PROBLEM DESCRIPTION. Locate the line that contains "Give me the TikZ source for this diagram.". Retype it and every line after it to the end of the records, exactly, but not the pictures.

Source code of charts

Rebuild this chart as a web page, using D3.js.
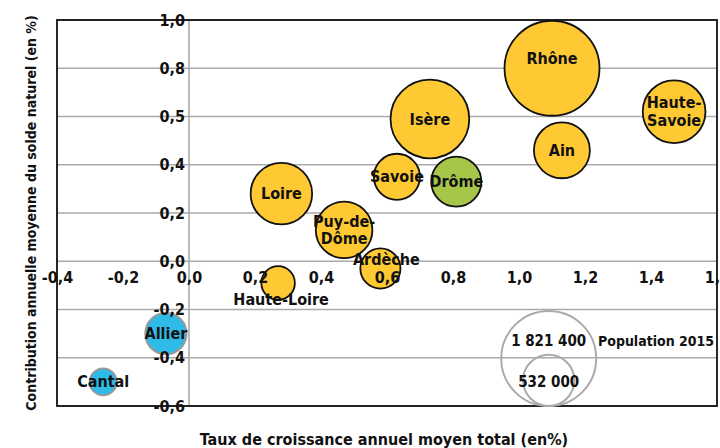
<!DOCTYPE html>
<html>
<head>
<meta charset="utf-8">
<script src="https://cdn.jsdelivr.net/npm/d3@7"></script>
<style>
  body { margin: 0; background: #fff; }
  svg text { font-family: "DejaVu Sans Condensed", "DejaVu Sans", sans-serif; font-stretch: condensed; font-weight: bold; fill: #111; }
</style>
</head>
<body>
<div id="cont"></div>
<script>
// data //
var depts = ["Rhône", "Isère", "Haute-Savoie", "Ain", "Savoie", "Drôme", "Loire", "Puy-de-Dôme", "Ardèche", "Haute-Loire", "Allier", "Cantal"];
var croissance = [1.10, 0.73, 1.47, 1.13, 0.63, 0.81, 0.28, 0.47, 0.58, 0.27, -0.07, -0.26];
var solde = [0.80, 0.59, 0.62, 0.46, 0.35, 0.33, 0.28, 0.13, -0.03, -0.09, -0.30, -0.50];
var population = [1821400, 1251000, 794000, 632000, 429000, 505000, 763000, 647500, 325000, 227000, 341600, 146200];
var groupe = ["a", "a", "a", "a", "a", "b", "a", "a", "a", "a", "c", "c"];
var xTicks = [-0.4, -0.2, 0, 0.2, 0.4, 0.6, 0.8, 1.0, 1.2, 1.4, 1.6];
var yTicks = [1.0, 0.8, 0.6, 0.4, 0.2, 0, -0.2, -0.4, -0.6];
var yTickLabels = ["1,0", "0,8", "0,5", "0,4", "0,2", "0,0", "-0,2", "-0,4", "-0,6"];
var legendPop = [1821400, 532000];
var legendLabels = ["1 821 400", "532 000"];

var fills = { a: "#ffc933", b: "#a6c64a", c: "#2fbbe8" };
var strokes = { a: "#111", b: "#111", c: "#999" };

var svg = d3.select("#cont").append("svg").attr("width", 720).attr("height", 448);

var x = d3.scaleLinear().domain([-0.4, 1.6]).range([57, 717]);
var y = d3.scaleLinear().domain([-0.6, 1.0]).range([406, 20]);
var r = d3.scaleSqrt().domain([0, 1821400]).range([0, 47.5]);

var fmt = function(v) { return d3.format(".1f")(v).replace(".", ",").replace("−", "-"); };

// grid
svg.append("g").selectAll("line").data(yTicks).join("line")
  .attr("x1", x(-0.4)).attr("x2", x(1.6))
  .attr("y1", function(d) { return y(d); }).attr("y2", function(d) { return y(d); })
  .attr("stroke", "#aaa").attr("stroke-width", 1.6);
svg.append("line")
  .attr("x1", x(0)).attr("x2", x(0)).attr("y1", y(1.0)).attr("y2", y(-0.6))
  .attr("stroke", "#aaa").attr("stroke-width", 1.6);

// frame
svg.append("rect")
  .attr("x", x(-0.4)).attr("y", y(1.0))
  .attr("width", x(1.6) - x(-0.4)).attr("height", y(-0.6) - y(1.0))
  .attr("fill", "none").attr("stroke", "#111").attr("stroke-width", 1.8);

// legend circles
var lg = svg.append("g");
lg.selectAll("circle").data(legendPop).join("circle")
  .attr("cx", x(1.09))
  .attr("cy", function(d) { return y(-0.6) - r(d); })
  .attr("r", function(d) { return r(d); })
  .attr("fill", "none").attr("stroke", "#aaa").attr("stroke-width", 2);

// bubbles
var idx = d3.range(depts.length).sort(function(a, b) { return population[b] - population[a]; });
svg.append("g").selectAll("circle").data(idx).join("circle")
  .attr("cx", function(i) { return x(croissance[i]); })
  .attr("cy", function(i) { return y(solde[i]); })
  .attr("r", function(i) { return r(population[i]); })
  .attr("fill", function(i) { return fills[groupe[i]]; })
  .attr("stroke", function(i) { return strokes[groupe[i]]; })
  .attr("stroke-width", function(i) { return groupe[i] == "c" ? 2 : 1.8; });

// x axis tick labels along the 0 line
var xa = svg.append("g").attr("transform", "translate(0," + y(0) + ")")
  .call(d3.axisBottom(x).tickValues(xTicks).tickFormat(fmt).tickSize(0).tickPadding(10));
xa.select(".domain").remove();
xa.selectAll("text").attr("font-size", 16).attr("fill", "#111").attr("font-family", null);

// y axis tick labels along the 0 line
var ya = svg.append("g").attr("transform", "translate(" + (x(0) - 4) + ",0)")
  .call(d3.axisLeft(y).tickValues(yTicks).tickFormat(function(d, i) { return yTickLabels[i]; }).tickSize(0).tickPadding(0));
ya.select(".domain").remove();
ya.selectAll("text").attr("font-size", 16).attr("fill", "#111").attr("font-family", null);

// bubble labels
var labelLines = {
  "Haute-Savoie": ["Haute-", "Savoie"],
  "Puy-de-Dôme": ["Puy-de-", "Dôme"]
};
var labelShift = { "Rhône": [0, -10], "Ardèche": [6, -9], "Haute-Loire": [3, 16], "Puy-de-Dôme": [0, 0] };
var lab = svg.append("g").selectAll("text").data(d3.range(depts.length)).join("text")
  .attr("text-anchor", "middle")
  .attr("font-size", 16)
  .attr("x", function(i) { return x(croissance[i]) + (labelShift[depts[i]] ? labelShift[depts[i]][0] : 0); })
  .attr("y", function(i) { return y(solde[i]) + (labelShift[depts[i]] ? labelShift[depts[i]][1] : 0); });
lab.each(function(i) {
  var lines = labelLines[depts[i]] || [depts[i]];
  var t = d3.select(this);
  lines.forEach(function(l, k) {
    t.append("tspan").attr("x", t.attr("x"))
      .attr("dy", k == 0 ? (0.35 - (lines.length - 1) * 0.55) + "em" : "1.1em")
      .text(l);
  });
});

// legend labels
lg.selectAll("text.v").data(legendPop).join("text").attr("class", "v")
  .attr("x", x(1.09)).attr("y", function(d, i) { return i == 0 ? 346 : 387; })
  .attr("text-anchor", "middle").attr("font-size", 15)
  .text(function(d, i) { return legendLabels[i]; });
lg.append("text").attr("x", 598).attr("y", 346).attr("font-size", 14).text("Population 2015");

// axis titles
svg.append("text").attr("x", 384).attr("y", 445).attr("text-anchor", "middle").attr("font-size", 16)
  .text("Taux de croissance annuel moyen total (en%)");
svg.append("text").attr("transform", "translate(36,213) rotate(-90)").attr("text-anchor", "middle").attr("font-size", 14)
  .text("Contribution annuelle moyenne du solde naturel (en %)");
</script>
</body>
</html>
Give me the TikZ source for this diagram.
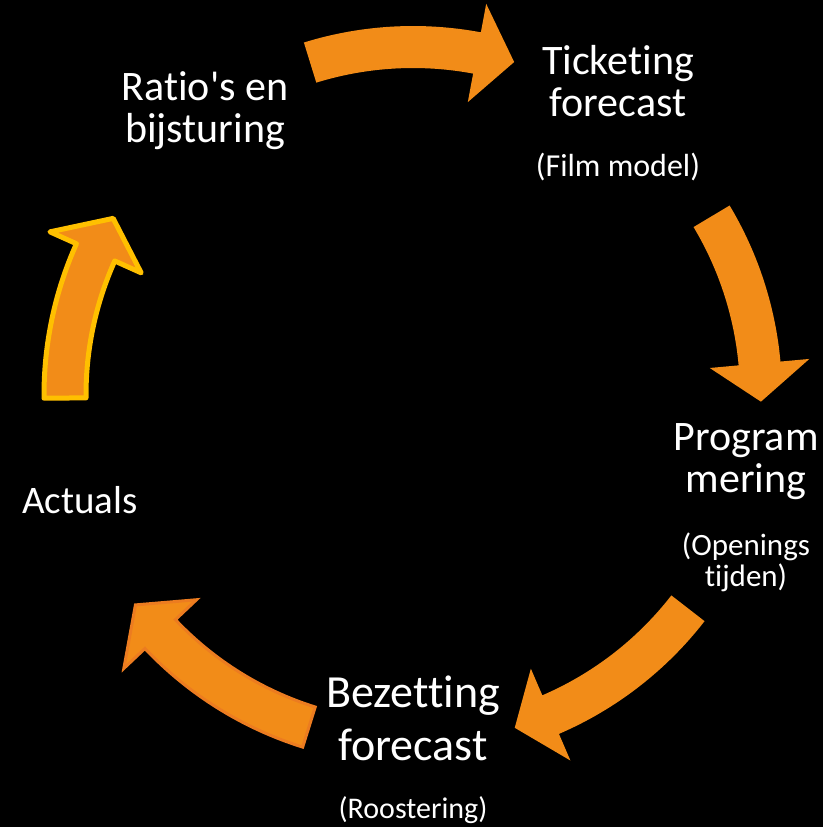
\documentclass[tikz,border=0pt]{standalone}
\usepackage{fontspec}
\setmainfont{Carlito}[Ligatures={TeXOff,NoCommon}]
\definecolor{arroworange}{RGB}{242,140,24}
\definecolor{ringyellow}{RGB}{255,192,0}
\definecolor{rimorange}{RGB}{236,124,32}

% ring of bent block arrows, all clockwise
\newcommand{\rad}{348}
\newcommand{\bandw}{21}
\newcommand{\headw}{50}
\newcommand{\bentarrow}[3][]{%
  \pgfmathsetmacro{\headbase}{#3+6.3}
  \fill[bent,#1] (#2:{\rad+\bandw})
    arc[start angle=#2, end angle=\headbase, radius={\rad+\bandw}]
    -- (\headbase:{\rad+\headw}) -- (#3:\rad) -- (\headbase:{\rad-\headw})
    -- (\headbase:{\rad-\bandw})
    arc[start angle=\headbase, end angle=#2, radius={\rad-\bandw}] -- cycle;
}

\tikzset{
  bent/.style={fill=arroworange},
  steplabel/.style={text=white, align=center, inner sep=0pt,
    font=\fontsize{42}{42}\selectfont},
  sublabel/.style={text=white, align=center, inner sep=0pt,
    font=\fontsize{30}{31}\selectfont}
}

\begin{document}
\begin{tikzpicture}[x=1pt,y=1pt]
  \useasboundingbox[fill=black] (-413,-432) rectangle (410,395);

  \bentarrow{107.2}{73.1}
  \bentarrow{30.9}{-1.1}
  \bentarrow{-37.8}{-73}
  \bentarrow[draw=rimorange, line width=3pt]{-107.4}{-142.9}
  \bentarrow[draw=ringyellow, line width=5pt, line join=round]{180.5}{149.5}

  % base anchor sits on the last line
  \node[steplabel, anchor=base] (ratio) at (-208,252) {Ratio's en\\bijsturing};
  \node[steplabel, anchor=base] (ticket) at (205,278) {Ticketing\\forecast};
  \node[sublabel, anchor=base, font=\fontsize{32}{31}\selectfont] (filmmodel) at (205,218) {(Film model)};
  \node[steplabel, anchor=base] (program) at (333,-97) {Program\\mering};
  \node[sublabel, anchor=base, font=\fontsize{31}{31}\selectfont] (openings) at (333,-191) {(Openings\\tijden)};
  \node[steplabel, anchor=base, font=\fontsize{46}{53}\selectfont] (bezetting) at (0,-365) {Bezetting\\forecast};
  \node[sublabel, anchor=base] (roostering) at (0,-423) {(Roostering)};
  \node[steplabel, anchor=base, font=\fontsize{39}{42}\selectfont] (actuals) at (-333,-118) {Actuals};
\end{tikzpicture}
\end{document}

RESULT FOR THIS TASK.
Give me the TikZ source for this diagram.
\documentclass[tikz,border=0pt]{standalone}
\usepackage{fontspec}
\setmainfont{Carlito}[Ligatures={TeXOff,NoCommon}]
\definecolor{arroworange}{RGB}{242,140,24}
\definecolor{ringyellow}{RGB}{255,192,0}
\definecolor{rimorange}{RGB}{236,124,32}

% ring of bent block arrows, all clockwise
\newcommand{\rad}{348}
\newcommand{\bandw}{21}
\newcommand{\headw}{50}
\newcommand{\bentarrow}[3][]{%
  \pgfmathsetmacro{\headbase}{#3+6.3}
  \fill[bent,#1] (#2:{\rad+\bandw})
    arc[start angle=#2, end angle=\headbase, radius={\rad+\bandw}]
    -- (\headbase:{\rad+\headw}) -- (#3:\rad) -- (\headbase:{\rad-\headw})
    -- (\headbase:{\rad-\bandw})
    arc[start angle=\headbase, end angle=#2, radius={\rad-\bandw}] -- cycle;
}

\tikzset{
  bent/.style={fill=arroworange},
  steplabel/.style={text=white, align=center, inner sep=0pt,
    font=\fontsize{42}{42}\selectfont},
  sublabel/.style={text=white, align=center, inner sep=0pt,
    font=\fontsize{30}{31}\selectfont}
}

\begin{document}
\begin{tikzpicture}[x=1pt,y=1pt]
  \useasboundingbox[fill=black] (-413,-432) rectangle (410,395);

  \bentarrow{107.2}{73.1}
  \bentarrow{30.9}{-1.1}
  \bentarrow{-37.8}{-73}
  \bentarrow[draw=rimorange, line width=3pt]{-107.4}{-142.9}
  \bentarrow[draw=ringyellow, line width=5pt, line join=round]{180.5}{149.5}

  % base anchor sits on the last line
  \node[steplabel, anchor=base] (ratio) at (-208,252) {Ratio's en\\bijsturing};
  \node[steplabel, anchor=base] (ticket) at (205,278) {Ticketing\\forecast};
  \node[sublabel, anchor=base, font=\fontsize{32}{31}\selectfont] (filmmodel) at (205,218) {(Film model)};
  \node[steplabel, anchor=base] (program) at (333,-97) {Program\\mering};
  \node[sublabel, anchor=base, font=\fontsize{31}{31}\selectfont] (openings) at (333,-191) {(Openings\\tijden)};
  \node[steplabel, anchor=base, font=\fontsize{46}{53}\selectfont] (bezetting) at (0,-365) {Bezetting\\forecast};
  \node[sublabel, anchor=base] (roostering) at (0,-423) {(Roostering)};
  \node[steplabel, anchor=base, font=\fontsize{39}{42}\selectfont] (actuals) at (-333,-118) {Actuals};
\end{tikzpicture}
\end{document}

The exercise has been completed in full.